For musicians and non-musicians alike, that’s the gig. Use AI as the records you practice with. It's a reference track to learn from, but not the performance you release. Let it help you find your rhythm and clarity, but don’t let it sing solo. The goal isn’t to sound like the machine; it’s to sound like yourself with the machine in the room.
In the analog era, authenticity meant untouched.
In the digital era, it means intentional.
Audiences know when something has been processed. You can tell when a photo's been filtered or retouched, right? The question isn’t whether you used AI. It’s whether the you in your work survived.

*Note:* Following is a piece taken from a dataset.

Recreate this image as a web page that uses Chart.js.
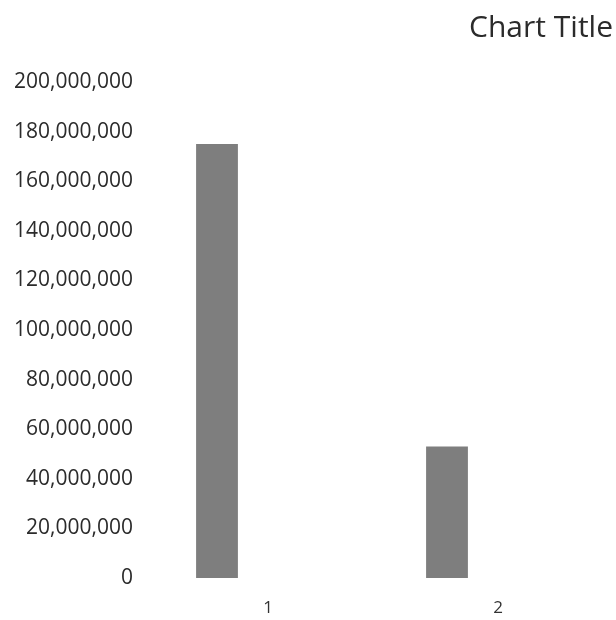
<!DOCTYPE html>
<html>
<head>
<meta charset="utf-8">
<script src="https://cdn.jsdelivr.net/npm/chart.js@4"></script>
<style>
  html, body { margin: 0; padding: 0; background: #fff; }
  #wrap { width: 616px; height: 620px; }
</style>
</head>
<body>
<div id="wrap"><canvas id="chart" width="616" height="620"></canvas></div>
<script>
// valeurs
const categories = ['1', '2'];
const serie1 = [175000000, 53000000];
const serie2 = [null, null]; // deuxième série vide (décale les barres à gauche)
const yTicks = [0, 20000000, 40000000, 60000000, 80000000, 100000000,
                120000000, 140000000, 160000000, 180000000, 200000000];

const ctx = document.getElementById('chart').getContext('2d');
new Chart(ctx, {
    type: 'bar',
    data: {
        labels: categories,
        datasets: [{
            label: 'Series1',
            data: serie1,
            backgroundColor: '#7e7e7e',
            borderWidth: 0
        },
        {
            label: 'Series2',
            data: serie2,
            backgroundColor: '#7e7e7e',
            borderWidth: 0
        }]
    },
    options: {
        responsive: false,
        animation: false,
        categoryPercentage: 0.887,
        barPercentage: 0.41,
        layout: { padding: { left: 0, right: 3, top: 0, bottom: 0 } },
        plugins: {
            legend: { display: false },
            tooltip: { enabled: false },
            title: {
                display: true,
                text: 'Chart Title',
                align: 'end',
                color: '#2b2b2b',
                font: { family: 'Open Sans', size: 30, weight: 'normal' },
                padding: { top: 10, bottom: 36 }
            }
        },
        scales: {
            x: {
                afterFit: scale => { scale.height = 42; },
                grid: { display: false, drawTicks: false },
                border: { display: false },
                ticks: {
                    color: '#333',
                    padding: 20,
                    font: { family: 'Open Sans', size: 17 }
                }
            },
            y: {
                min: 0,
                max: 200000000,
                afterBuildTicks: scale => { scale.ticks = yTicks.map(v => ({ value: v })); },
                afterFit: scale => { scale.width = 153; },
                grid: { display: false, drawTicks: false },
                border: { display: false },
                ticks: {
                    color: '#2b2b2b',
                    padding: 20,
                    font: { family: 'Open Sans', size: 21 },
                    callback: v => v.toLocaleString('en-US')
                }
            }
        }
    }
});
</script>
</body>
</html>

The stray metaphor, the irregular rhythm: those are our fingerprints.
Soon, nearly everything... words, images, songs, will be touched by AI. But the human doesn’t disappear unless we let it. We just move to a new place in the signal (or value) chain.
Maybe our job becomes the creative input: editing, effects, mixing, and production. Don't try to out-perfect the computer—you'll lose.
And just as we've built pedals to make electric guitars sound the way we want, we’ll need to build creative practices and tools that reintroduce friction, randomness, wit, doubt, and vulnerability into AI outputs.
I'm Hopeful
When I heard Carol Channing, her voice reminded me that character exists in the broken and imperfect frequencies. The same is true in our era of synthetic content.
Perfection, safeness, and confidence have become commoditized.
Being yourself is where value is.
Auto-Tune is a registered trademark of Antares Audio Technologies, LLC.